Gaston Ouellet, Senior Vice President of Alcan Inc. and President of Pechiney S.A.

 

Mike, David, Dan and Jean-Christophe are all based at Corporate Headquarters here in Montreal and Gaston has his office in Paris.

 

Every member of the Executive Committee has played a key role in the transformation of Alcan over the past five years. Going forward, we are united in our commitment to continue to focus relentlessly on achieving operational excellence and delivering on our promises for Alcan's future.

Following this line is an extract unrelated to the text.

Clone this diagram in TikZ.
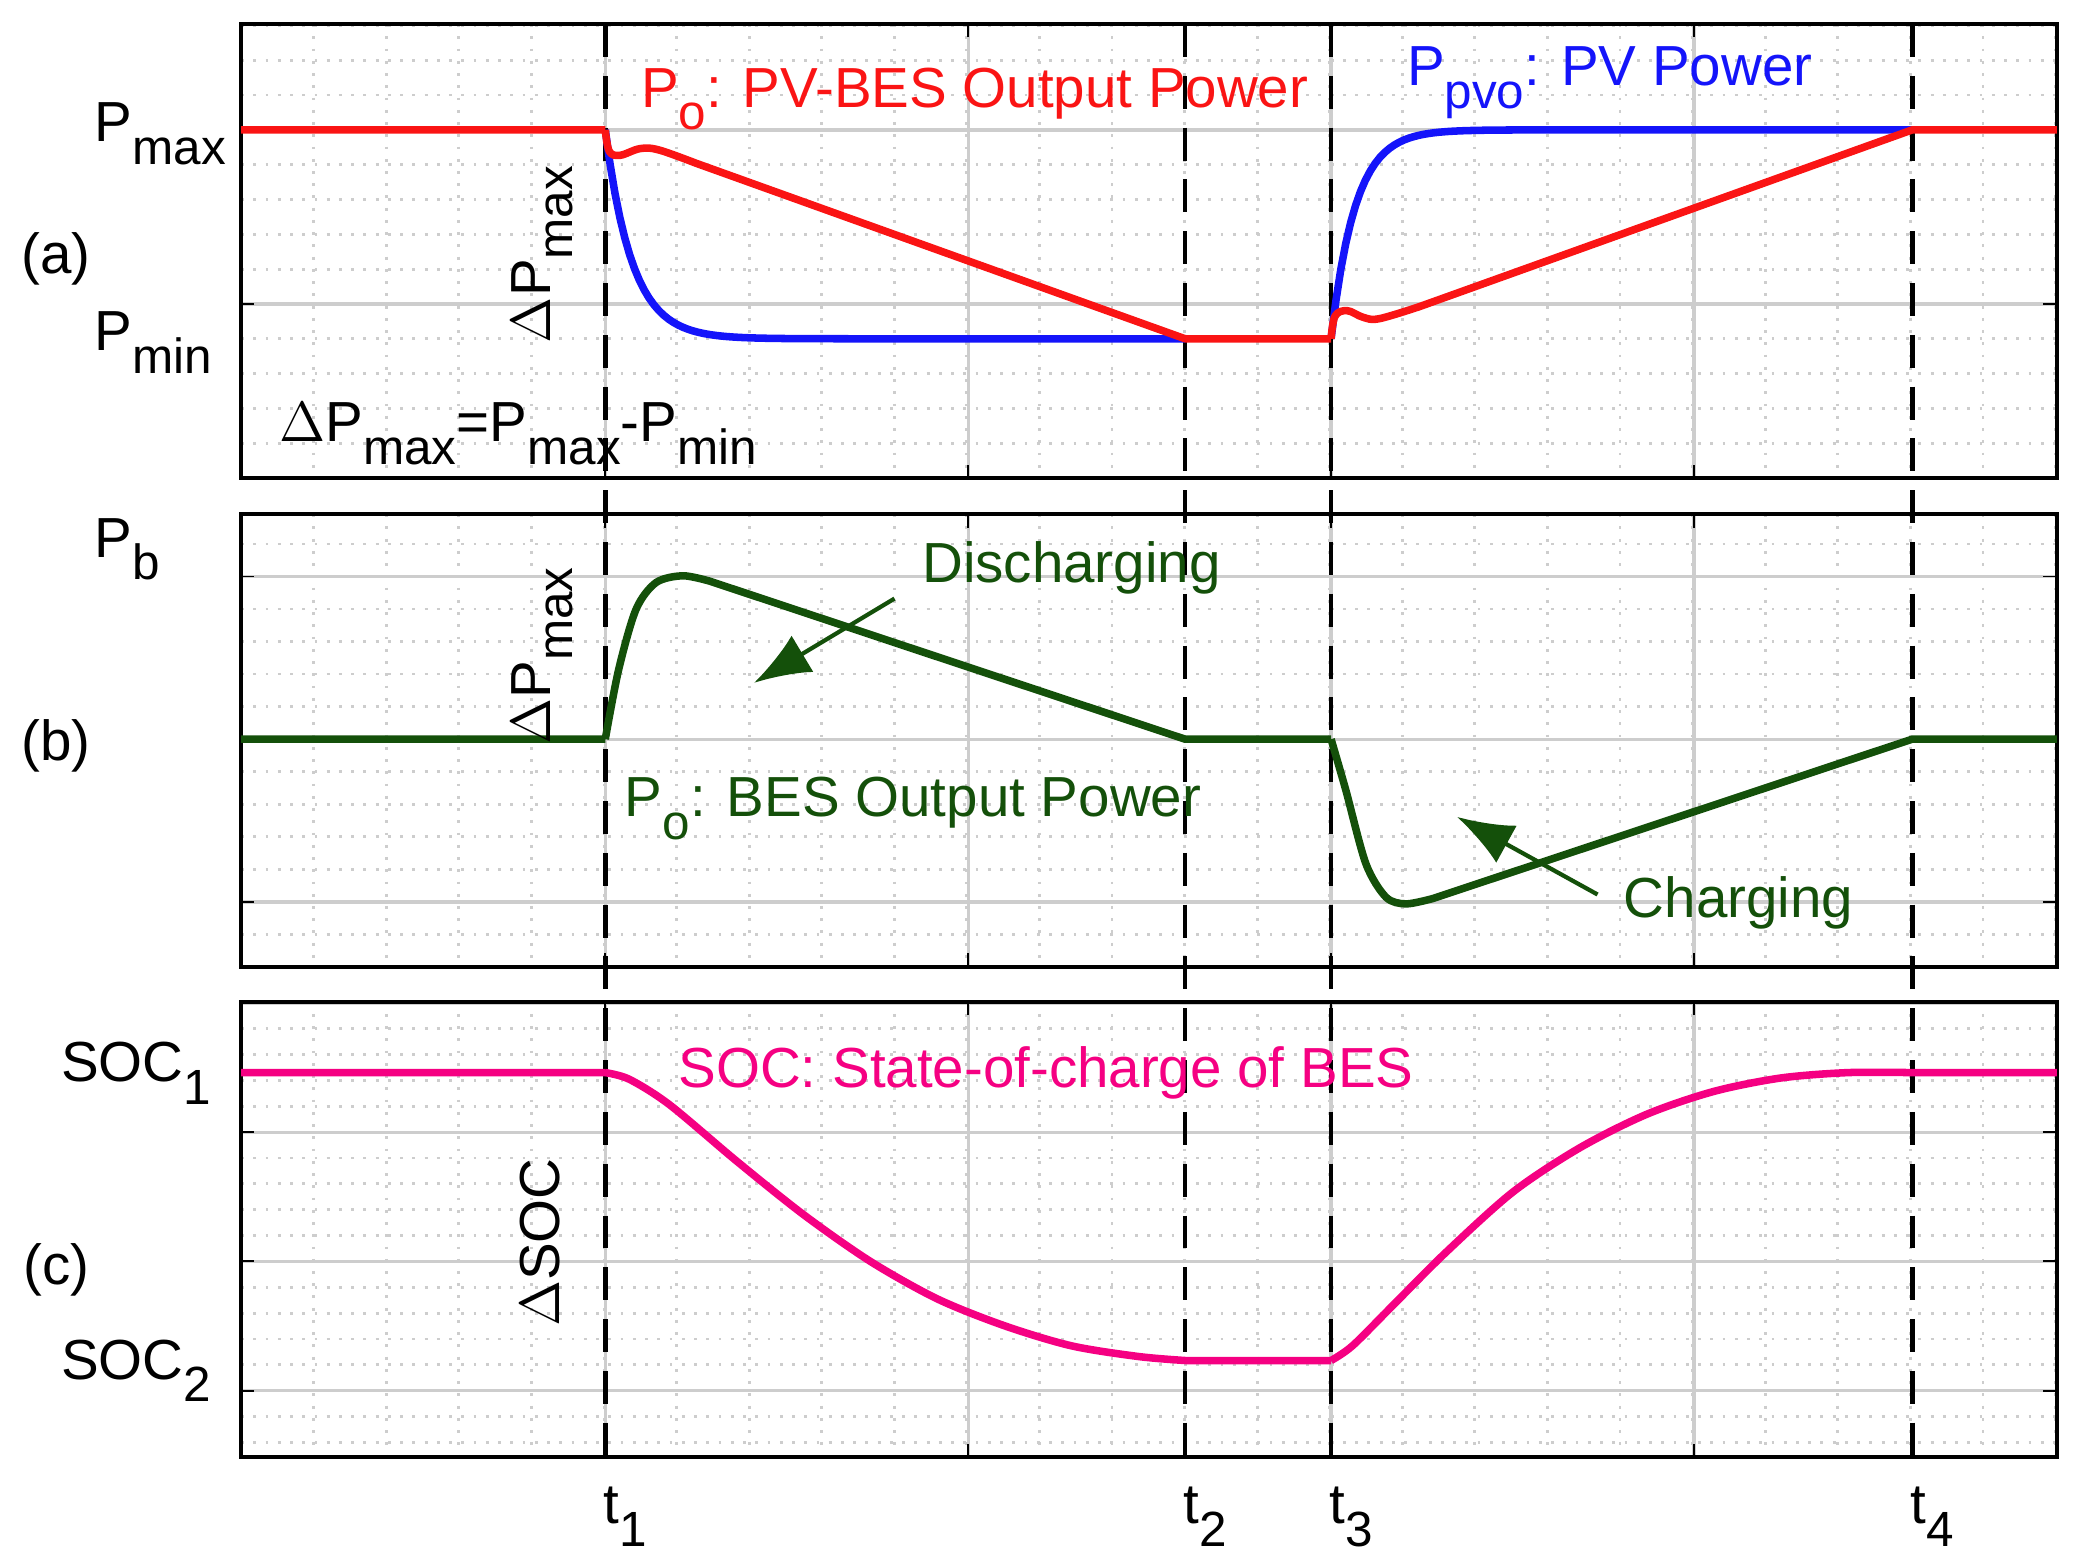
\documentclass[tikz,border=0pt]{standalone}
\usepackage{fontspec}
\usetikzlibrary{arrows.meta}
\setmainfont{Liberation Sans}
\definecolor{cred}{RGB}{250,20,20}
\definecolor{cblue}{RGB}{20,20,250}
\definecolor{cgreen}{RGB}{20,80,10}
\definecolor{cpink}{RGB}{245,0,130}
\definecolor{gridc}{RGB}{205,205,205}
\newcommand{\mysub}[1]{\raisebox{-0.75ex}{\fontsize{10.5}{12}\selectfont #1}}
\begin{document}
\begin{tikzpicture}[x=0.01cm,y=-0.01cm,
  lbl/.style={font=\fontsize{12}{14}\selectfont,inner sep=0pt},
  curve/.style={line width=1.6pt,line join=round},
  tline/.style={dashed,line width=1pt,dash pattern=on 7pt off 4pt},
  minorg/.style={gridc,dotted,line width=0.6pt},
  majorg/.style={gridc,line width=0.7pt}]
\useasboundingbox (0,0) rectangle (1560,1168);
% panels
\foreach \top/\bot/\maj/\step in {18/357/227/26, 384/722/552/24.3, 748/1088/942/19.3}{
  \begin{scope}
  \clip (180,\top) rectangle (1536,\bot);
  \foreach \k in {-14,...,14}{
    \pgfmathsetmacro\yy{\maj+\k*\step}
    \draw[minorg] (180,\yy) -- (1536,\yy);}
  \foreach \k in {0,...,25}{
    \pgfmathsetmacro\xx{180+\k*54.2}
    \draw[minorg] (\xx,\top) -- (\xx,\bot);}
  \foreach \k in {-2,...,2}{
    \pgfmathsetmacro\yy{\maj+5*\k*\step}
    \draw[majorg] (180,\yy) -- (1536,\yy);
    \draw (180,\yy) -- (190,\yy) (1526,\yy) -- (1536,\yy);}
  \foreach \xx in {452,723,994,1265}{
    \draw[majorg] (\xx,\top) -- (\xx,\bot);
    \draw (\xx,\top) -- (\xx,\top+10) (\xx,\bot) -- (\xx,\bot-10);}
  \end{scope}
  \draw[line width=0.8pt] (180,\top) rectangle (1536,\bot);
}
% t lines
\foreach \xx in {452,885,994,1428}{\draw[tline] (\xx,18) -- (\xx,1090);}
% panel a
\draw[curve,cblue] plot[domain=452:885,samples=120] (\x,{253-156*exp(-(\x-452)/20)});
\draw[curve,cblue] plot[domain=994:1428,samples=120] (\x,{97+156*exp(-(\x-994)/18)});
\draw[curve,cred] (180,97) -- (452,97) plot[smooth,tension=0.6] coordinates {(452,97)(455,113)(463,116)(478,111)(492,112)(520,122)} -- (885,253) -- (994,253)
  plot[smooth,tension=0.6] coordinates {(994,253)(997,236)(1006,232)(1018,237)(1030,238)(1060,229)} -- (1428,97) -- (1536,97);
% panel b
\draw[curve,cgreen] (180,552) -- (452,552) plot[smooth] coordinates {(452,552)(462,500)(475,455)(490,435)(510,430)(530,434)} -- (885,552) -- (994,552)
  plot[smooth] coordinates {(994,552)(1005,590)(1020,645)(1035,670)(1050,675)(1070,671)} -- (1428,552) -- (1536,552);
% panel c
\draw[curve,cpink] (180,801) -- (452,801) plot[smooth] coordinates {(452,801)(470,806)(500,825)(550,867)(600,907)(650,942)(700,970)(750,990)(800,1005)(850,1013)(885,1016)} -- (994,1016)
  plot[smooth] coordinates {(994,1016)(1010,1005)(1040,975)(1080,935)(1130,890)(1180,857)(1230,832)(1280,815)(1330,805)(1380,801)(1428,801)} -- (1536,801);
% labels
\node[lbl,anchor=base west] (pmax) at (70,106) {P\mysub{max}};
\node[lbl,anchor=base west] (pmin) at (70,262) {P\mysub{min}};
\node[lbl] (la) at (42,193) {(a)};
\node[lbl,rotate=90] (dpa) at (405,190) {$\Delta$P\mysub{max}};
\node[lbl,anchor=base west] (dpdef) at (208,330) {$\Delta$P\mysub{max}=P\mysub{max}-P\mysub{min}};
\node[lbl,anchor=base west,text=cred] (po) at (478,80) {P\mysub{o}: PV-BES Output Power};
\node[lbl,anchor=base west,text=cblue] (ppvo) at (1050,64) {P\mysub{pvo}: PV Power};
\node[lbl,anchor=base west] (pb) at (70,416) {P\mysub{b}};
\node[lbl] (lb) at (42,557) {(b)};
\node[lbl,rotate=90] (dpb) at (405,490) {$\Delta$P\mysub{max}};
\node[lbl,anchor=base west,text=cgreen] (dis) at (688,435) {Discharging};
\node[lbl,anchor=base west,text=cgreen] (bes) at (466,610) {P\mysub{o}: BES Output Power};
\node[lbl,anchor=base west,text=cgreen] (chg) at (1212,685) {Charging};
\coordinate (dis0) at (668,447); \coordinate (dis1) at (563,510);
\coordinate (chg0) at (1193,668); \coordinate (chg1) at (1088,610);
\draw[cgreen,line width=0.9pt,-{Latex[length=12pt,width=9pt]}] (dis0) -- (dis1);
\draw[cgreen,line width=0.9pt,-{Latex[length=12pt,width=9pt]}] (chg0) -- (chg1);
\node[lbl,anchor=base west] (soc1) at (45,808) {SOC\mysub{1}};
\node[lbl,anchor=base west] (soc2) at (45,1030) {SOC\mysub{2}};
\node[lbl] (lc) at (42,948) {(c)};
\node[lbl,rotate=90] (dsoc) at (403,928) {$\Delta$SOC};
\node[lbl,anchor=base west,text=cpink] (soct) at (506,812) {SOC: State-of-charge of BES};
\foreach \xx/\n in {452/1,885/2,994/3,1428/4}{
  \node[lbl,anchor=base west] (t\n) at (\xx-2,1138) {t\mysub{\n}};}
\end{tikzpicture}
\end{document}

Acknowledgements and Concluding Remarks

As the theme of the 2005 annual report expressed, Alcan is an evolving enterprise with an exciting future. Today's Alcan is a Company that's very much a global entity - dynamic, multicultural, value-driven, and ideally positioned to capitalize on new opportunities wherever they may exist in the world.

 

In conclusion, and on a personal note, I would like to thank the Board, my colleagues in senior management, Alcan employees around the world - and my fellow shareholders - for entrusting to me the stewardship of this exceptional Company. In addition, I would like to acknowledge the warm welcome that I and my wife, Gretchen, have received since our arrival here four years ago, not just from the business community but from virtually everyone we have met in Montreal.

 

With its rich cultural heritage, outstanding universities and high quality of life, Montreal is an ideal location for the corporate headquarters of a global enterprise like ours.

 

Moreover, with operations in some 59 countries worldwide and a steady influx of employees and visitors from around the globe, we are proud of the contribution Alcan makes to the diversity and economic vitality of the city of Montreal and the Province of Quebec.

 

Thank you. Merci.

 

I look forward to your questions later in this morning's meeting.

 

I will now turn the podium back to our Chairman.